Required task:
Reproduce all of the material exactly as shown.

Recorded information:
● ● ● ●

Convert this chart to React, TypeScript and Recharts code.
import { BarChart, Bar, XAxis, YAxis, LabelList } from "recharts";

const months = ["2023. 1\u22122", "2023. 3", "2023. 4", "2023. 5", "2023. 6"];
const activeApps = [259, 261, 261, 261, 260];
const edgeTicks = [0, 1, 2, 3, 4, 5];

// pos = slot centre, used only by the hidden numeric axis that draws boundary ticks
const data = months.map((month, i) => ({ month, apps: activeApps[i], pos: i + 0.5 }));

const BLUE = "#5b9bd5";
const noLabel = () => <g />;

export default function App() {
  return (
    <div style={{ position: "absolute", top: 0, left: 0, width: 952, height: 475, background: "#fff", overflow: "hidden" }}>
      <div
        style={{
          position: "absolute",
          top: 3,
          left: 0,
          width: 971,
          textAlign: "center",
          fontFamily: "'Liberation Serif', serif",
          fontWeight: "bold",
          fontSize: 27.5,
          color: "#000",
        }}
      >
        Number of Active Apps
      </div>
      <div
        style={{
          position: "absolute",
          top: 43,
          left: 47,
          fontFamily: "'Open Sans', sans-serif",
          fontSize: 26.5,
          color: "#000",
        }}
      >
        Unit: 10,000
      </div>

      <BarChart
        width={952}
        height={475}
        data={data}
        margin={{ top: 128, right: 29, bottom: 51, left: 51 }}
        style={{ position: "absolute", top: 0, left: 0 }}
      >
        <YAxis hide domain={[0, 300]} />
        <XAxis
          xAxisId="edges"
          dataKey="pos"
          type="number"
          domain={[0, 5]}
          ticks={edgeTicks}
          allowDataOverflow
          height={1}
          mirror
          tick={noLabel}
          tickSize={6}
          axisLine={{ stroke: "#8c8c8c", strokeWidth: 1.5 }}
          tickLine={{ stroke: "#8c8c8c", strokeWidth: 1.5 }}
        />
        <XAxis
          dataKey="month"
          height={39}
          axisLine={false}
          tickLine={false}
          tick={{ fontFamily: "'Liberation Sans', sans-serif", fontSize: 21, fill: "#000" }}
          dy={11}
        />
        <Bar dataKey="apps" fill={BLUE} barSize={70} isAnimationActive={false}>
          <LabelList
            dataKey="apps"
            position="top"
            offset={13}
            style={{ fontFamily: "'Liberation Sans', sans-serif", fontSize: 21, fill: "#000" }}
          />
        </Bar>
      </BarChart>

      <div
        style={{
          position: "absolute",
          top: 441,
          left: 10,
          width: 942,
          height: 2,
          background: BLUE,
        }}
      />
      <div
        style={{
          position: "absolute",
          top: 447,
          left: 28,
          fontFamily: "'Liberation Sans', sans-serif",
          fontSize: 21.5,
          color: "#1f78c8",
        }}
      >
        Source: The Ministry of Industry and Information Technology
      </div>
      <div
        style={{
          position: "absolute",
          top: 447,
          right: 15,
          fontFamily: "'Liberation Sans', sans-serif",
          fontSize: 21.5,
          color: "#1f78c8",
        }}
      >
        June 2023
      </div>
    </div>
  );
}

● ● ● ●

Worked solution:
Convert this chart to React, TypeScript and Recharts code.
import { BarChart, Bar, XAxis, YAxis, LabelList } from "recharts";

const months = ["2023. 1\u22122", "2023. 3", "2023. 4", "2023. 5", "2023. 6"];
const activeApps = [259, 261, 261, 261, 260];
const edgeTicks = [0, 1, 2, 3, 4, 5];

// pos = slot centre, used only by the hidden numeric axis that draws boundary ticks
const data = months.map((month, i) => ({ month, apps: activeApps[i], pos: i + 0.5 }));

const BLUE = "#5b9bd5";
const noLabel = () => <g />;

export default function App() {
  return (
    <div style={{ position: "absolute", top: 0, left: 0, width: 952, height: 475, background: "#fff", overflow: "hidden" }}>
      <div
        style={{
          position: "absolute",
          top: 3,
          left: 0,
          width: 971,
          textAlign: "center",
          fontFamily: "'Liberation Serif', serif",
          fontWeight: "bold",
          fontSize: 27.5,
          color: "#000",
        }}
      >
        Number of Active Apps
      </div>
      <div
        style={{
          position: "absolute",
          top: 43,
          left: 47,
          fontFamily: "'Open Sans', sans-serif",
          fontSize: 26.5,
          color: "#000",
        }}
      >
        Unit: 10,000
      </div>

      <BarChart
        width={952}
        height={475}
        data={data}
        margin={{ top: 128, right: 29, bottom: 51, left: 51 }}
        style={{ position: "absolute", top: 0, left: 0 }}
      >
        <YAxis hide domain={[0, 300]} />
        <XAxis
          xAxisId="edges"
          dataKey="pos"
          type="number"
          domain={[0, 5]}
          ticks={edgeTicks}
          allowDataOverflow
          height={1}
          mirror
          tick={noLabel}
          tickSize={6}
          axisLine={{ stroke: "#8c8c8c", strokeWidth: 1.5 }}
          tickLine={{ stroke: "#8c8c8c", strokeWidth: 1.5 }}
        />
        <XAxis
          dataKey="month"
          height={39}
          axisLine={false}
          tickLine={false}
          tick={{ fontFamily: "'Liberation Sans', sans-serif", fontSize: 21, fill: "#000" }}
          dy={11}
        />
        <Bar dataKey="apps" fill={BLUE} barSize={70} isAnimationActive={false}>
          <LabelList
            dataKey="apps"
            position="top"
            offset={13}
            style={{ fontFamily: "'Liberation Sans', sans-serif", fontSize: 21, fill: "#000" }}
          />
        </Bar>
      </BarChart>

      <div
        style={{
          position: "absolute",
          top: 441,
          left: 10,
          width: 942,
          height: 2,
          background: BLUE,
        }}
      />
      <div
        style={{
          position: "absolute",
          top: 447,
          left: 28,
          fontFamily: "'Liberation Sans', sans-serif",
          fontSize: 21.5,
          color: "#1f78c8",
        }}
      >
        Source: The Ministry of Industry and Information Technology
      </div>
      <div
        style={{
          position: "absolute",
          top: 447,
          right: 15,
          fontFamily: "'Liberation Sans', sans-serif",
          fontSize: 21.5,
          color: "#1f78c8",
        }}
      >
        June 2023
      </div>
    </div>
  );
}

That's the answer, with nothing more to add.